Senate Majority Leader Harry Reid, D-Nev., a Searchlight native, supports the project.

"(Reid) thinks it’s a good idea," Reid spokesman Jon Summers told the Review-Journal in December. "It’s going to bring clean energy to Nevada."

Searchlight’s residents have plenty to say about the idea, too — much of it negative.

About 60 locals, the majority of them against the project, came out for Thursday’s meeting. Among their concerns: how the turbines would affect vegetation, wildlife, views, property values, quality of life, tourism, air safety, air quality, historic preservation and outdoor recreation.

Judy Bundorf, a Henderson resident who owns a Searchlight-area home with her husband, said her home would be within a mile of 10 turbines. The generators would pierce the desert peace around their 14-acre property with noise and flashing red night-lights, Bundorf told the Review-Journal before Thursday’s meeting. What’s more, she said, Searchlight has become a retirement haven for legions of seniors who couldn’t relocate away from the wind farm.

"There are a few young families living in Searchlight, but it’s mostly older people," Bundorf said. "They can’t afford to pick up and move. They mostly live in trailer houses and they’re on fixed incomes."

Robert Shawn, a member of the town’s advisory board, said he didn’t think the project was feasible. An airport is under development a mile and a half away, and the turbines could create flight hazards, he said. Plus, the bald eagles that perch in his garden could flee the countryside if the windmills come.

Town board member Eleanor Shook drew applause when she talked of leaving Southern California 13 years ago for the peace and quiet of Searchlight.

"We came here to sit on our porch, look at Spirit Mountain and hear the quiet, and now they’re going to bring it all back," Shook said. "If we all said, ‘No,’ would it do any good?"

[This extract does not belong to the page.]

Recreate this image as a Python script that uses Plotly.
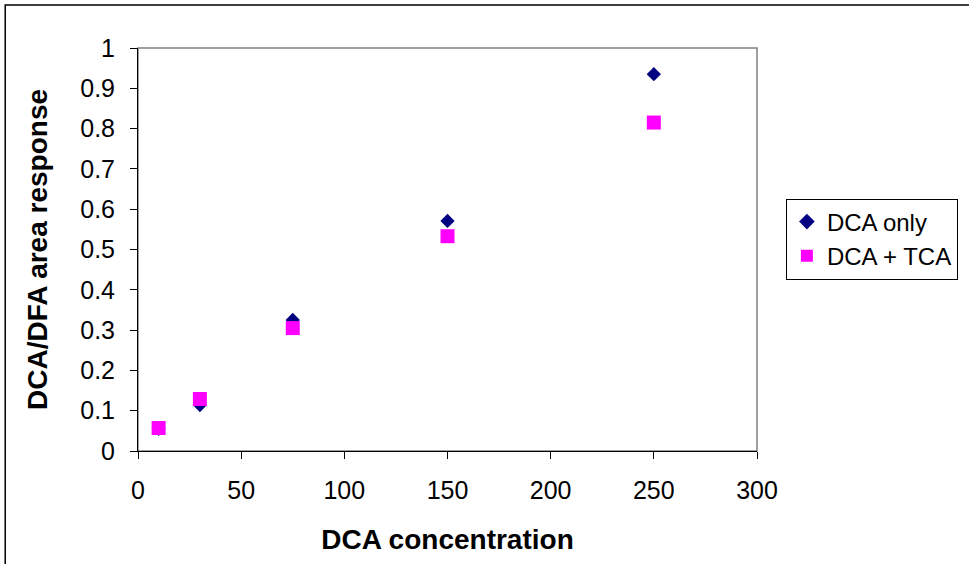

Bob Ross, a field manager with the Bureau of Land Management, told Shook her opinion mattered.

"I want to reassure all of you that the BLM is listening very carefully," Ross said. "The amount of public comment, and the emotion behind it, is very important to us. I’ll take all of this into account as the decisionmaker."

Not everyone who spoke opposed the project.

Scott Rutledge of the Nevada Conservation League said the threat of climate change demands alternative energies such as wind power, and the Duke farm would be a better environmental choice than a coal-fired or nuclear plant.

"Don’t let perfect be the enemy of the good," Rutledge said. "America has been the biggest polluter globally. We have to turn that around. This is one of those projects where there’s an opportunity for a town like Searchlight to be part of a bigger picture."

Clark County Commissioner Steve Sisolak moderated Thursday’s meeting, taking questions from his Searchlight constituents and reading written comments of residents unable to attend. Those comments included wind-farm advocates, who said they saw the project as a route to energy independence for the United States.

Sisolak hasn’t taken a position on the Duke project, but he said he favors green power.

"I’m very supportive of renewable energy. My kids would kill me if I wasn’t," he said before the meeting. "But I don’t know the specifics of this, so this will be a learning experience for me."

The project would employ hundreds of workers during the six to eight months it would take to build it. Completed, it would employ 15 full-timers.

The wind farm remains in its earliest stages. The Bureau of Land Management is in the second of six phases involved in drafting an environmental impact statement. The bureau expects to publish a preliminary report in May. It will then accept public comments on the impact study, and incorporate that feedback into a final statement.

A Duke executive told the Review-Journal in December that the plant’s regulatory review will continue through spring 2011.